‘Mouthpiece’ Review: A Physical Manifestation of Women’s Complexities

Amy Nostbakken (top) and Norah Sadava (bottom) as Cassandra - Dada Films

Life, especially in that of a woman, is filled with moments in which we cannot react the way we want to because of politeness, civility, or the necessity of presenting ourselves as stable individuals. It’s one of the reasons why Mouthpiece, an original take on inner conflict, is immeasurably satisfying for those who have learned to grin and bear it — “it” being life.

Director Patricia Rozema loosely bases Mouthpiece on a theatrical play written by the film’s co-stars, and you can see the roots of this in how Mouthpiece chooses to manifest its protagonist’s multifaceted personality — Two actors, playing the same character; something seen on stage before, but rarely in cinema. There have been split personalities, doubles, psychological breakdowns, science-fiction tales, and twin twists, but nothing that’s an exact match of Mouthpiece’s off-trail route. Cassandra (played by both Amy Nostbakken and Norah Sadava) wakes up to a flood of missed calls and learns her mother (Maev Beaty) has suddenly passed away. Before there’s time to ask why two women are reacting to this news instead of one, the film starts visually explaining that they are the same.

Their movements are loosely in sync, their emotional states similar, and they both answer to the same name. While the people around Cassandra speak to her just one person, she receives the information through two different channels - both her. It might sound confusing, but it’s delicately put across that the actors are both playing the same person, not two different versions or psyches, but just a representation of Cassandra’s multiple layers and thought processes as a person.

Mouthpiece - Dada Films

Feeling as if there’s a multitude of different personas inside you may be a universal trait, but Mouthpiece takes a distinctively feminine route in coming to terms with this. It’s more focused on the grief Cassandra feels over her mother’s passing and the annoyances of womanhood than the fact the film is using two people to show it, which refreshingly makes the whole experiment feel like less of a show and more of an ingrained idea of consciousness. The project pivots around the relationship between mother and daughter as well as the expectations placed on women regarding how we should look and act. While Cassandra as a person is explored in the present, her mother makes appearances in the form of memories as Cassandra reminisces on her life.

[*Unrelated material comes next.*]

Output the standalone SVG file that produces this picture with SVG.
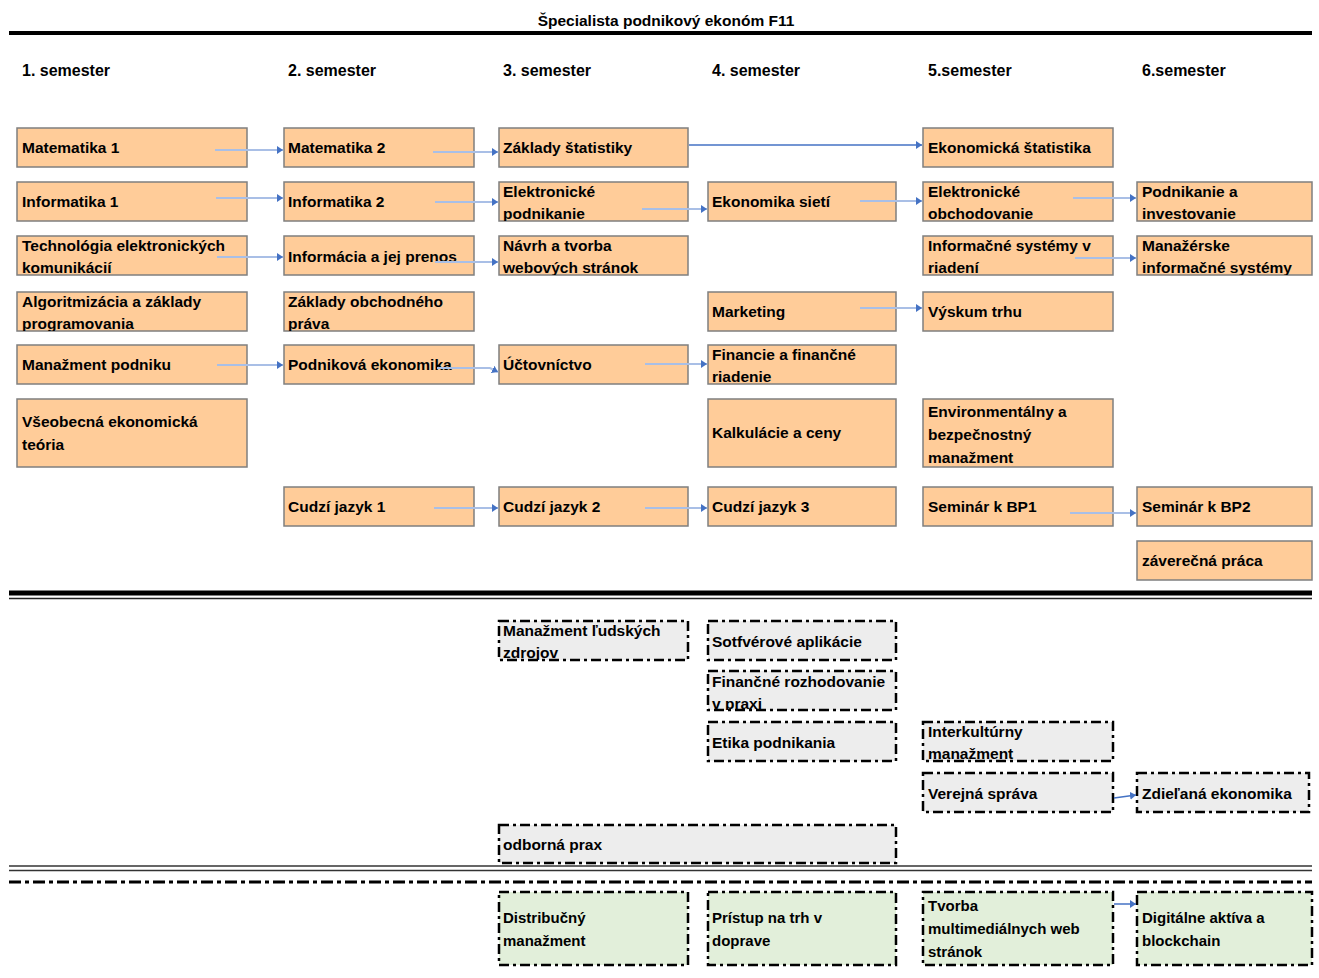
<svg xmlns="http://www.w3.org/2000/svg" width="1319" height="978" viewBox="0 0 1319 978">
<style>
text{font-family:"Liberation Sans",Arial,sans-serif;font-size:15.5px;font-weight:bold;fill:#000}
.title{font-size:15.5px}
.sem{font-size:16px}
.n>rect{fill:#FFCC99;stroke:#7F7F7F;stroke-width:1.5}
.d>rect{fill:#EDEDED;stroke:#000;stroke-width:2.5;stroke-dasharray:10 4 3 4}
.g>rect{fill:#E2EFDA;stroke:#000;stroke-width:2.5;stroke-dasharray:10 4 3 4}
.g text{font-size:15px}
.c line,.c polyline{stroke:#A9BFE6;stroke-width:2;fill:none}
.c .s{stroke:#4472C4;stroke-width:1.5}
</style>
<defs>
<marker id="ah" viewBox="0 0 6 8" refX="6" refY="4" markerWidth="6" markerHeight="8" markerUnits="userSpaceOnUse" orient="auto"><path d="M0,0 L6,4 L0,8 z" fill="#4472C4"/></marker>
</defs>
<rect width="1319" height="978" fill="#fff"/>
<text class="title" x="666" y="26" text-anchor="middle">Špecialista podnikový ekonóm F11</text>
<line x1="9" y1="33" x2="1312" y2="33" stroke="#000" stroke-width="4"/>
<g id="semesters">
<text class="sem" x="22" y="76">1. semester</text>
<text class="sem" x="288" y="76">2. semester</text>
<text class="sem" x="503" y="76">3. semester</text>
<text class="sem" x="712" y="76">4. semester</text>
<text class="sem" x="928" y="76">5.semester</text>
<text class="sem" x="1142" y="76">6.semester</text>
</g>
<g id="separators">
<line x1="9" y1="593" x2="1312" y2="593" stroke="#000" stroke-width="5"/>
<line x1="9" y1="598.5" x2="1312" y2="598.5" stroke="#222" stroke-width="1.5"/>
<line x1="9" y1="866" x2="1312" y2="866" stroke="#333" stroke-width="1.5"/>
<line x1="9" y1="870.5" x2="1312" y2="870.5" stroke="#333" stroke-width="1.5"/>
<line x1="9" y1="882" x2="1312" y2="882" stroke="#000" stroke-width="3" stroke-dasharray="12 4 4 4"/>
</g>

<!-- column 1 -->
<g id="mat1" class="n"><rect x="17" y="128" width="230" height="39"/><svg x="17" y="128" width="230" height="39"><text x="5" y="25">Matematika 1</text></svg></g>
<g id="inf1" class="n"><rect x="17" y="182" width="230" height="39"/><svg x="17" y="182" width="230" height="39"><text x="5" y="25">Informatika 1</text></svg></g>
<g id="tech" class="n"><rect x="17" y="236" width="230" height="39"/><svg x="17" y="236" width="230" height="39"><text x="5" y="15">Technológia elektronických</text><text x="5" y="37">komunikácií</text></svg></g>
<g id="algo" class="n"><rect x="17" y="292" width="230" height="39"/><svg x="17" y="292" width="230" height="39"><text x="5" y="15">Algoritmizácia a základy</text><text x="5" y="37">programovania</text></svg></g>
<g id="manpod" class="n"><rect x="17" y="345" width="230" height="39"/><svg x="17" y="345" width="230" height="39"><text x="5" y="25">Manažment podniku</text></svg></g>
<g id="vseob" class="n"><rect x="17" y="399" width="230" height="68"/><svg x="17" y="399" width="230" height="68"><text x="5" y="28">Všeobecná ekonomická</text><text x="5" y="51">teória</text></svg></g>

<!-- column 2 -->
<g id="mat2" class="n"><rect x="284" y="128" width="190" height="39"/><svg x="284" y="128" width="190" height="39"><text x="4" y="25">Matematika 2</text></svg></g>
<g id="inf2" class="n"><rect x="284" y="182" width="190" height="39"/><svg x="284" y="182" width="190" height="39"><text x="4" y="25">Informatika 2</text></svg></g>
<g id="infprenos" class="n"><rect x="284" y="236" width="190" height="39"/><svg x="284" y="236" width="190" height="39"><text x="4" y="26">Informácia a jej prenos</text></svg></g>
<g id="obchpravo" class="n"><rect x="284" y="292" width="190" height="39"/><svg x="284" y="292" width="190" height="39"><text x="4" y="15">Základy obchodného</text><text x="4" y="37">práva</text></svg></g>
<g id="podnekon" class="n"><rect x="284" y="345" width="190" height="39"/><svg x="284" y="345" width="190" height="39"><text x="4" y="25">Podniková ekonomika</text></svg></g>
<g id="cj1" class="n"><rect x="284" y="487" width="190" height="39"/><svg x="284" y="487" width="190" height="39"><text x="4" y="25">Cudzí jazyk 1</text></svg></g>

<!-- column 3 -->
<g id="zaklstat" class="n"><rect x="499" y="128" width="189" height="39"/><svg x="499" y="128" width="189" height="39"><text x="4" y="25">Základy štatistiky</text></svg></g>
<g id="elpodn" class="n"><rect x="499" y="182" width="189" height="39"/><svg x="499" y="182" width="189" height="39"><text x="4" y="15">Elektronické</text><text x="4" y="37">podnikanie</text></svg></g>
<g id="navrh" class="n"><rect x="499" y="236" width="189" height="39"/><svg x="499" y="236" width="189" height="39"><text x="4" y="15">Návrh a tvorba</text><text x="4" y="37">webových stránok</text></svg></g>
<g id="uct" class="n"><rect x="499" y="345" width="189" height="39"/><svg x="499" y="345" width="189" height="39"><text x="4" y="25">Účtovníctvo</text></svg></g>
<g id="cj2" class="n"><rect x="499" y="487" width="189" height="39"/><svg x="499" y="487" width="189" height="39"><text x="4" y="25">Cudzí jazyk 2</text></svg></g>

<!-- column 4 -->
<g id="ekonsieti" class="n"><rect x="708" y="182" width="188" height="39"/><svg x="708" y="182" width="188" height="39"><text x="4" y="25">Ekonomika sietí</text></svg></g>
<g id="marketing" class="n"><rect x="708" y="292" width="188" height="39"/><svg x="708" y="292" width="188" height="39"><text x="4" y="25">Marketing</text></svg></g>
<g id="financie" class="n"><rect x="708" y="345" width="188" height="39"/><svg x="708" y="345" width="188" height="39"><text x="4" y="15">Financie a finančné</text><text x="4" y="37">riadenie</text></svg></g>
<g id="kalk" class="n"><rect x="708" y="399" width="188" height="68"/><svg x="708" y="399" width="188" height="68"><text x="4" y="39">Kalkulácie a ceny</text></svg></g>
<g id="cj3" class="n"><rect x="708" y="487" width="188" height="39"/><svg x="708" y="487" width="188" height="39"><text x="4" y="25">Cudzí jazyk 3</text></svg></g>

<!-- column 5 -->
<g id="ekonstat" class="n"><rect x="923" y="128" width="190" height="39"/><svg x="923" y="128" width="190" height="39"><text x="5" y="25">Ekonomická štatistika</text></svg></g>
<g id="elobch" class="n"><rect x="923" y="182" width="190" height="39"/><svg x="923" y="182" width="190" height="39"><text x="5" y="15">Elektronické</text><text x="5" y="37">obchodovanie</text></svg></g>
<g id="isriad" class="n"><rect x="923" y="236" width="190" height="39"/><svg x="923" y="236" width="190" height="39"><text x="5" y="15">Informačné systémy v</text><text x="5" y="37">riadení</text></svg></g>
<g id="vyskum" class="n"><rect x="923" y="292" width="190" height="39"/><svg x="923" y="292" width="190" height="39"><text x="5" y="25">Výskum trhu</text></svg></g>
<g id="envir" class="n"><rect x="923" y="399" width="190" height="68"/><svg x="923" y="399" width="190" height="68"><text x="5" y="18">Environmentálny a</text><text x="5" y="41">bezpečnostný</text><text x="5" y="64">manažment</text></svg></g>
<g id="bp1" class="n"><rect x="923" y="487" width="190" height="39"/><svg x="923" y="487" width="190" height="39"><text x="5" y="25">Seminár k BP1</text></svg></g>

<!-- column 6 -->
<g id="podninv" class="n"><rect x="1137" y="182" width="175" height="39"/><svg x="1137" y="182" width="175" height="39"><text x="5" y="15">Podnikanie a</text><text x="5" y="37">investovanie</text></svg></g>
<g id="manis" class="n"><rect x="1137" y="236" width="175" height="39"/><svg x="1137" y="236" width="175" height="39"><text x="5" y="15">Manažérske</text><text x="5" y="37">informačné systémy</text></svg></g>
<g id="bp2" class="n"><rect x="1137" y="487" width="175" height="39"/><svg x="1137" y="487" width="175" height="39"><text x="5" y="25">Seminár k BP2</text></svg></g>
<g id="zavprac" class="n"><rect x="1137" y="541" width="175" height="39"/><svg x="1137" y="541" width="175" height="39"><text x="5" y="25">záverečná práca</text></svg></g>

<!-- electives (gray dashed) -->
<g id="mlz" class="d"><rect x="499" y="621" width="189" height="39"/><svg x="499" y="621" width="189" height="39"><text x="4" y="15">Manažment ľudských</text><text x="4" y="37">zdrojov</text></svg></g>
<g id="softapl" class="d"><rect x="708" y="621" width="188" height="39"/><svg x="708" y="621" width="188" height="39"><text x="4" y="26">Sotfvérové aplikácie</text></svg></g>
<g id="finroz" class="d"><rect x="708" y="671" width="188" height="39"/><svg x="708" y="671" width="188" height="39"><text x="4" y="16">Finančné rozhodovanie</text><text x="4" y="38">v praxi</text></svg></g>
<g id="etika" class="d"><rect x="708" y="722" width="188" height="39"/><svg x="708" y="722" width="188" height="39"><text x="4" y="26">Etika podnikania</text></svg></g>
<g id="interk" class="d"><rect x="923" y="722" width="190" height="39"/><svg x="923" y="722" width="190" height="39"><text x="5" y="15">Interkultúrny</text><text x="5" y="37">manažment</text></svg></g>
<g id="verspr" class="d"><rect x="923" y="773" width="190" height="39"/><svg x="923" y="773" width="190" height="39"><text x="5" y="26">Verejná správa</text></svg></g>
<g id="zdiel" class="d"><rect x="1137" y="773" width="172" height="39"/><svg x="1137" y="773" width="172" height="39"><text x="5" y="26">Zdieľaná ekonomika</text></svg></g>
<g id="odbprax" class="d"><rect x="499" y="825" width="397" height="38"/><svg x="499" y="825" width="397" height="38"><text x="4" y="25">odborná prax</text></svg></g>

<!-- green electives -->
<g id="distr" class="g"><rect x="499" y="892" width="189" height="73"/><svg x="499" y="892" width="189" height="73"><text x="4" y="31">Distribučný</text><text x="4" y="54">manažment</text></svg></g>
<g id="pristup" class="g"><rect x="708" y="892" width="188" height="73"/><svg x="708" y="892" width="188" height="73"><text x="4" y="31">Prístup na trh v</text><text x="4" y="54">doprave</text></svg></g>
<g id="tvorba" class="g"><rect x="923" y="892" width="190" height="73"/><svg x="923" y="892" width="190" height="73"><text x="5" y="19">Tvorba</text><text x="5" y="42">multimediálnych web</text><text x="5" y="65">stránok</text></svg></g>
<g id="digit" class="g"><rect x="1137" y="892" width="175" height="73"/><svg x="1137" y="892" width="175" height="73"><text x="5" y="31">Digitálne aktíva a</text><text x="5" y="54">blockchain</text></svg></g>

<g id="connectors" class="c">
<line x1="215" y1="150" x2="283" y2="150" marker-end="url(#ah)"/>
<line x1="433" y1="152" x2="498" y2="152" marker-end="url(#ah)"/>
<line class="s" x1="689" y1="145" x2="922" y2="145" marker-end="url(#ah)"/>
<line x1="216" y1="198" x2="283" y2="198" marker-end="url(#ah)"/>
<line x1="435" y1="202" x2="498" y2="202" marker-end="url(#ah)"/>
<line x1="642" y1="209" x2="707" y2="209" marker-end="url(#ah)"/>
<line x1="860" y1="201" x2="922" y2="201" marker-end="url(#ah)"/>
<line x1="1073" y1="198" x2="1136" y2="198" marker-end="url(#ah)"/>
<line x1="217" y1="257" x2="283" y2="257" marker-end="url(#ah)"/>
<line x1="435" y1="262" x2="498" y2="262" marker-end="url(#ah)"/>
<line x1="1075" y1="258" x2="1136" y2="258" marker-end="url(#ah)"/>
<line x1="860" y1="308" x2="922" y2="308" marker-end="url(#ah)"/>
<line x1="217" y1="365" x2="283" y2="365" marker-end="url(#ah)"/>
<polyline points="437,368 490,368 498,372" marker-end="url(#ah)"/>
<line x1="645" y1="364" x2="707" y2="364" marker-end="url(#ah)"/>
<line x1="434" y1="508" x2="498" y2="508" marker-end="url(#ah)"/>
<line x1="645" y1="508" x2="707" y2="508" marker-end="url(#ah)"/>
<line x1="1070" y1="513" x2="1136" y2="513" marker-end="url(#ah)"/>
<line class="s" x1="1114" y1="798" x2="1136" y2="795" marker-end="url(#ah)"/>
<line class="s" x1="1114" y1="904" x2="1136" y2="904" marker-end="url(#ah)"/>
</g>
</svg>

My mother was so many things.

The film sometimes gets a little too caught up in the nostalgia, and can’t seem to quite decide on whether it wants Cassandra’s mother to be a snapshot or a fully fleshed out character stuck in the past, but the figure the film builds is one with reflections of both happy and sad times. Even though there’s not another actor there playing her, we know this woman also had many different sides to her.

While it might seem like Mouthpiece is pointing towards a concept of two versions of us being in our minds at all times by choosing to go with two performers to bring Cassandra to life — it more than hints towards this not being the case. For one, both of the portrayals are nuanced, and not utterly contrasting of one another. Sometimes, the taller Cassandra (Amy Nostbakken) is the one most lost in grief, but at other times the opposite is true. In another moment that expands on this idea, Catherine Lutes’ cinematography captures both actors in a dressing room, avoiding the store employee outside, they sit in a room with mirrors that create multiples of them, going on and on endlessly. It’s apparent that we aren’t seeing a woman split in two — we are seeing her infinite possibilities.

Sometimes the two manifestations are symbiotic, and at other times, they push against each other to the point of physically fighting in one breathtaking sequence. They’re always two sides of the same coin, but representative of different reactions to grief; and when one can’t handle something, the other takes over. While the part of Cassandra that drowns in loss stumbles away from her crying brother, also grieving for their mother, the shorter Cassandra (Norah Sadava) tries to console him. It’s one part of her needing to step back while the other fulfills sisterly duties. The shorter Cassandra also seems to be the one used as escapism from the suppressive nature of everyday politeness — crawling away from unwanted conversations — says “fuck you” to catcallers while her counterpart smiles, and is the voice of a youthful but self-assured woman. To say there’s something cathartic about that would be an understatement because Cassandra being represented by two people doesn’t mean she has to be restricted to one reaction.

The strange music pedaled by vocals and the exciting concept of the film is worth anyone’s time, but you do sadly feel said time as Mouthpiece feels longer than its short runtime should, and ultimately doesn’t find its footing between past and present. The portrait of the family dynamic gets lost in its pining, but Mouthpiece is a bold and well-acted shot at the almost impenetrable concept of self.

★★½

Mouthpiece will be released on the 31st of May.